Dazwischen laufen weitere Videobeiträge zum Thema „Laut sagen“ und „Meckern“. Abschnittsweise anregend, aber auch lustig und manchmal einfach oberflächlich. Etwas mehr der viel besprochenen Vielfalt in Hinsicht auf Alter und Herkunft hätte dem Ganzen gut getan. Den Abschluss der Show bildet ein dahin plätscherndes DJ-Set von Fritz Kalkbrenner. Ein Höhepunkt sieht anders aus. Schade: Eine geplante Drohnenshow, die weit über die Stadtgrenzen sichtbar sein sollte, wurde abgesagt. Ein privater Drohnenpilot machte dem kurzerhand einen Strich durch die Rechnung. Das anwesende Bundeskriminalamt, welches zum Schutz des Bundespräsidenten immer vor Ort ist, untersagte den Programmpunkt kurzfristig. Mit dem Rave auf dem Neumarkt findet der Tag bei Temperaturen knapp über Null Grad Celsius dann doch einen audiovisuellen Höhepunkt.

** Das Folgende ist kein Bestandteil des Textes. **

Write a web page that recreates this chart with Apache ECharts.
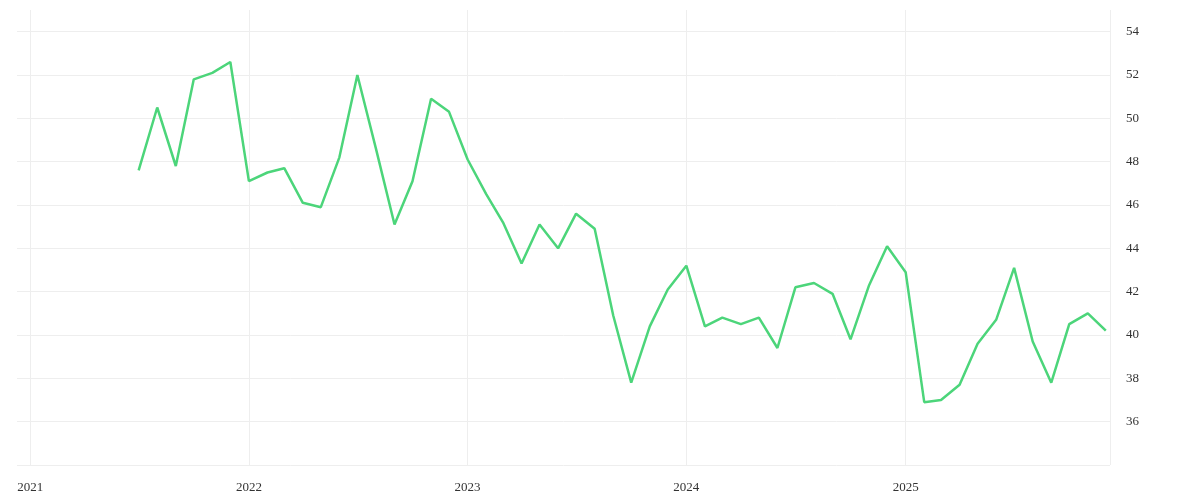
<!DOCTYPE html>
<html><head><meta charset="utf-8">
<script src="https://cdn.jsdelivr.net/npm/echarts@6/dist/echarts.min.js"></script>
<style>html,body{margin:0;padding:0;background:#fff}#c{width:1200px;height:500px}</style>
</head><body><div id="c"></div>
<script>
const startMonth = '2021-07';
const values = [47.6,50.5,47.8,51.8,52.1,52.6,
47.1,47.5,47.7,46.1,45.9,48.2,52.0,48.6,45.1,47.1,50.9,50.3,
48.1,46.5,45.2,43.3,45.1,44.0,45.6,44.9,40.9,37.8,40.4,42.1,
43.2,40.4,40.8,40.5,40.8,39.4,42.2,42.4,41.9,39.8,42.3,44.1,
42.9,36.9,37.0,37.7,39.6,40.7,43.1,39.7,37.8,40.5,41.0,40.2];
const yTicks = [36,38,40,42,44,46,48,50,52,54];
const data = values.map((v,i)=>{const d=new Date(Date.UTC(2021,6+i,1));return [d.getTime(),v];});
const chart = echarts.init(document.getElementById('c'));
const font = 'Liberation Serif, DejaVu Serif, serif';
chart.setOption({
  animation:false,
  grid:{left:17,right:90,top:10,bottom:35},
  xAxis:{type:'time',min:Date.UTC(2020,11,10),max:Date.UTC(2025,11,8),
    axisLine:{show:false},axisTick:{show:false},
    splitLine:{show:true,showMinLine:false,lineStyle:{color:'#eeeeee'}},
    axisLabel:{color:'#333',fontFamily:font,fontSize:13,margin:16,
      formatter:v=>{const d=new Date(v);return d.getUTCMonth()===0?String(d.getUTCFullYear()):'';}},
    interval:365.25*24*3600*1000, minInterval:365*24*3600*1000},
  yAxis:{type:'value',position:'right',min:34,max:55,interval:2,
    axisLine:{show:false},axisTick:{show:false},
    splitLine:{showMaxLine:false,lineStyle:{color:'#eeeeee'}},
    axisLabel:{color:'#333',fontFamily:font,fontSize:13,margin:16,
      formatter:v=>yTicks.includes(v)?String(v):''}},
  series:[{type:'line',data:data,symbol:'none',lineStyle:{color:'#4cd57a',width:2.5}}]
});
</script></body></html>
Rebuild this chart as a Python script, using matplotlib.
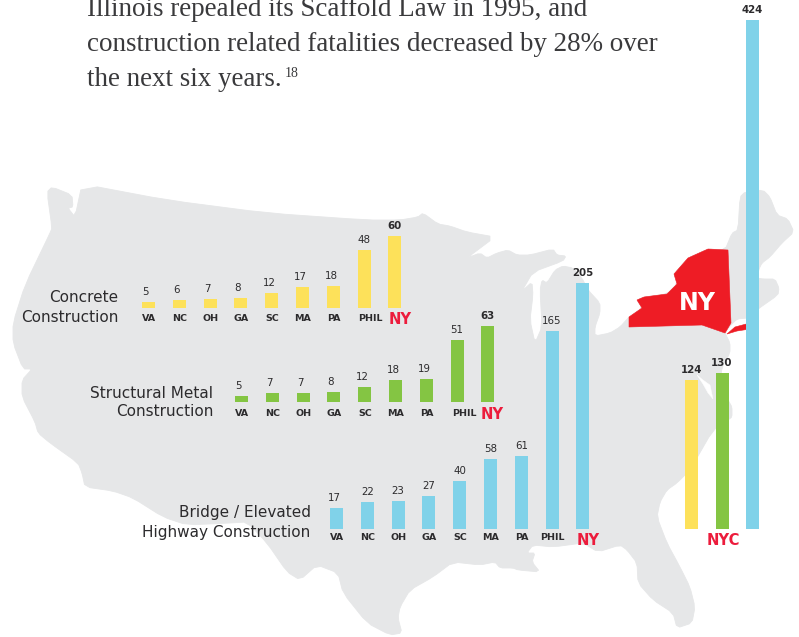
import matplotlib
matplotlib.use("Agg")
import matplotlib.pyplot as plt
from matplotlib.patches import Polygon

W, H = 799, 637
DPI = 100
PX_PER_UNIT = 1.2

states = ["VA", "NC", "OH", "GA", "SC", "MA", "PA", "PHIL", "NY"]
concrete = [5, 6, 7, 8, 12, 17, 18, 48, 60]
structural = [5, 7, 7, 8, 12, 18, 19, 51, 63]
bridge = [17, 22, 23, 27, 40, 58, 61, 165, 205]
nyc_labels = ["NYC"]
nyc_values = [124, 130, 424]

YELLOW = "#FDE15A"
GREEN = "#84C543"
BLUE = "#80D2E9"
RED = "#EE1C25"
LABEL_RED = "#EC1C3C"
GRAY = "#E6E7E8"
INK = "#2C2B2D"
BODY = "#3A3A3C"

us_outline = [
    (82, 184), (167, 200), (267, 213), (367, 220), (400, 220), (418, 217), (423, 213),
    (438, 224), (450, 226), (467, 232), (495, 237), (467, 258), (480, 253), (487, 258),
    (497, 253), (508, 250), (517, 255), (530, 255), (553, 249), (557, 255), (566, 256),
    (563, 261), (533, 272), (522, 291), (532, 282), (533, 295), (530, 320), (535, 343),
    (542, 327), (540, 290), (542, 280), (547, 283), (555, 270), (563, 266), (573, 268),
    (582, 278), (588, 290), (600, 303), (600, 313), (595, 327), (595, 336), (610, 333),
    (620, 327), (629, 317), (642, 308), (637, 300), (644, 297), (667, 294), (677, 284),
    (674, 274), (688, 258), (708, 249), (725, 250), (732, 233), (738, 230), (740, 197),
    (745, 192), (763, 190), (770, 197), (777, 215), (788, 219), (794, 232), (782, 243),
    (770, 257), (762, 263), (759, 269), (757, 278), (763, 279), (775, 279), (779, 288),
    (778, 295), (758, 309), (748, 318), (737, 319), (730, 326), (725, 333), (730, 343),
    (730, 353), (722, 367), (720, 385), (728, 400), (732, 407), (732, 417), (728, 420),
    (713, 430), (690, 470), (677, 483), (667, 490), (660, 502), (657, 517), (667, 543),
    (680, 567), (690, 587), (695, 607), (692, 623), (677, 628), (673, 613), (653, 600),
    (638, 583), (637, 563), (627, 550), (620, 545), (598, 552), (583, 543), (553, 547),
    (533, 545), (527, 553), (535, 553), (532, 562), (540, 572), (518, 570), (513, 568),
    (500, 568), (495, 562), (480, 565), (453, 562), (433, 577), (410, 590), (400, 607),
    (398, 618), (402, 633), (390, 635), (367, 623), (343, 593), (338, 573), (317, 565),
    (300, 580), (287, 572), (267, 543), (247, 522), (230, 523), (187, 525), (163, 517),
    (133, 498), (113, 491), (85, 487), (82, 473), (78, 463), (50, 443), (38, 433),
    (35, 422), (22, 397), (22, 380), (32, 369), (23, 369), (13, 343), (13, 323),
    (25, 285), (50, 233), (52, 228), (47, 192), (52, 187), (72, 195), (73, 207),
    (68, 208), (75, 217),
]
bay = [(697, 375), (703, 380), (710, 385), (713, 399), (708, 393), (703, 384)]
ny_state = [
    (629, 317), (642, 308), (637, 300), (644, 297), (667, 294), (677, 284), (674, 274),
    (688, 258), (708, 249), (728, 250), (731, 323), (725, 333), (702, 325), (629, 327),
]
long_island = [(727, 334), (735, 327), (750, 323), (750, 329), (737, 331)]


def soften(points, cut=0.18):
    """One corner-cutting pass so the traced outline reads as a smooth coast."""
    out = []
    n = len(points)
    for i in range(n):
        (x0, y0), (x1, y1) = points[i], points[(i + 1) % n]
        out.append((x0 + (x1 - x0) * cut, y0 + (y1 - y0) * cut))
        out.append((x1 - (x1 - x0) * cut, y1 - (y1 - y0) * cut))
    return out


fig = plt.figure(figsize=(W / DPI, H / DPI), dpi=DPI, facecolor="white")

base = fig.add_axes([0, 0, 1, 1])
base.set_xlim(0, W)
base.set_ylim(H, 0)
base.axis("off")
base.add_patch(Polygon(soften(us_outline), closed=True, fc=GRAY, ec=GRAY, lw=0.6, joinstyle="round"))
base.add_patch(Polygon(bay, closed=True, fc="white", ec="white", lw=0.3))
base.add_patch(Polygon(ny_state, closed=True, fc=RED, ec=RED, lw=0.4))
base.add_patch(Polygon(long_island, closed=True, fc=RED, ec=RED, lw=0.4))
base.text(697, 303, "NY", color="white", fontsize=17, fontweight="bold",
          ha="center", va="center")

serif = "Liberation Serif"
body_lines = [
    ("Illinois repealed its Scaffold Law in 1995, and", 16),
    ("construction related fatalities decreased by 28% over", 51),
    ("the next six years.", 86),
]
last = None
for line, y in body_lines:
    last = base.text(87, y, line, family=serif, fontsize=19.45, color=BODY,
                     ha="left", va="baseline")
fig.canvas.draw()
ext = last.get_window_extent()
base.text(ext.x1 + 3, 77, "18", family=serif, fontsize=10, color=BODY,
          ha="left", va="baseline")

group_titles = [
    (118.5, 298, "Concrete"), (118.5, 317, "Construction"),
    (213.5, 393, "Structural Metal"), (213.5, 412, "Construction"),
    (310.7, 513, "Bridge / Elevated"), (310.7, 533, "Highway Construction"),
]
for x, y, t in group_titles:
    base.text(x, y, t, fontsize=10.95, color=INK, ha="right", va="center")


def group_axes(baseline):
    ax = fig.add_axes([0, (H - baseline) / H, 1, baseline / H])
    ax.set_xlim(0, W)
    ax.set_ylim(0, baseline / PX_PER_UNIT)
    ax.axis("off")
    return ax


def value_label(ax, x, v, bold, pad=5):
    if v < 10:
        dx = -3
    elif v < 20:
        dx = -2
    else:
        dx = 0
    ax.annotate(str(v), xy=(x, v), xytext=(dx, pad), textcoords="offset pixels",
                ha="center", va="bottom", fontsize=7.4, color=INK,
                fontweight="bold" if bold else "normal", annotation_clip=False)


def draw_group(values, color, baseline, start, label_dy, phil_dx, ny_dx, ny_dy):
    ax = group_axes(baseline)
    xs = [start + 30.8 * i for i in range(len(values))]
    ax.bar(xs, values, width=13, color=color, linewidth=0)
    for x, v, s in zip(xs, values, states):
        is_ny = s == "NY"
        value_label(ax, x, v, is_ny)
        if is_ny:
            ax.annotate(s, xy=(x, 0), xytext=(ny_dx, -label_dy - ny_dy), textcoords="offset pixels",
                        ha="center", va="center", fontsize=10.6, fontweight="bold",
                        color=LABEL_RED, annotation_clip=False)
        else:
            dx = phil_dx if s == "PHIL" else 0.5
            ax.annotate(s, xy=(x, 0), xytext=(dx, -label_dy), textcoords="offset pixels",
                        ha="center", va="center", fontsize=6.8, fontweight="bold",
                        color=INK, annotation_clip=False)


draw_group(concrete, YELLOW, 307.7, 148.5, 10.5, 6.5, 5, 1)
draw_group(structural, GREEN, 401.7, 241.5, 11.5, 7, 4, 1)
draw_group(bridge, BLUE, 528.7, 336.5, 8.5, 0, 5, 3)

ax_nyc = group_axes(528.7)
nyc_x = [691.5, 722, 752.5]
nyc_colors = [YELLOW, GREEN, BLUE]
ax_nyc.bar(nyc_x, nyc_values, width=13, color=nyc_colors, linewidth=0)
for x, v in zip(nyc_x, nyc_values):
    value_label(ax_nyc, x, v, True)
ax_nyc.annotate(nyc_labels[0], xy=(nyc_x[1], 0), xytext=(1, -11.5), textcoords="offset pixels",
                ha="center", va="center", fontsize=10.6, fontweight="bold",
                color=LABEL_RED, annotation_clip=False)

fig.savefig("out.png", dpi=DPI, facecolor="white")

Fazit zum Opening: Chemnitz kann Kulturhauptstadt
Der Startschuss ist gefallen: Elf Monate voller kultureller Attraktionen liegen vor Chemnitz. Der Tag hat nicht nur gezeigt, dass die sächsische Stadt kulturell so einiges zu bieten hat. Auch die Einwohnenden und Gäste aus Nah und Fern sind in voller Vorfreude für dieses ereignisreiche Jahr. Die Messlatte ist nach dem Eröffnungswochenende hoch gelegt. Bleibt abzuwarten, ob die zahlreichen Mitwirkenden die hohen Erwartungen erfüllen können. Ich freue mich jedenfalls auf viel Positives in diesen negativen Zeiten.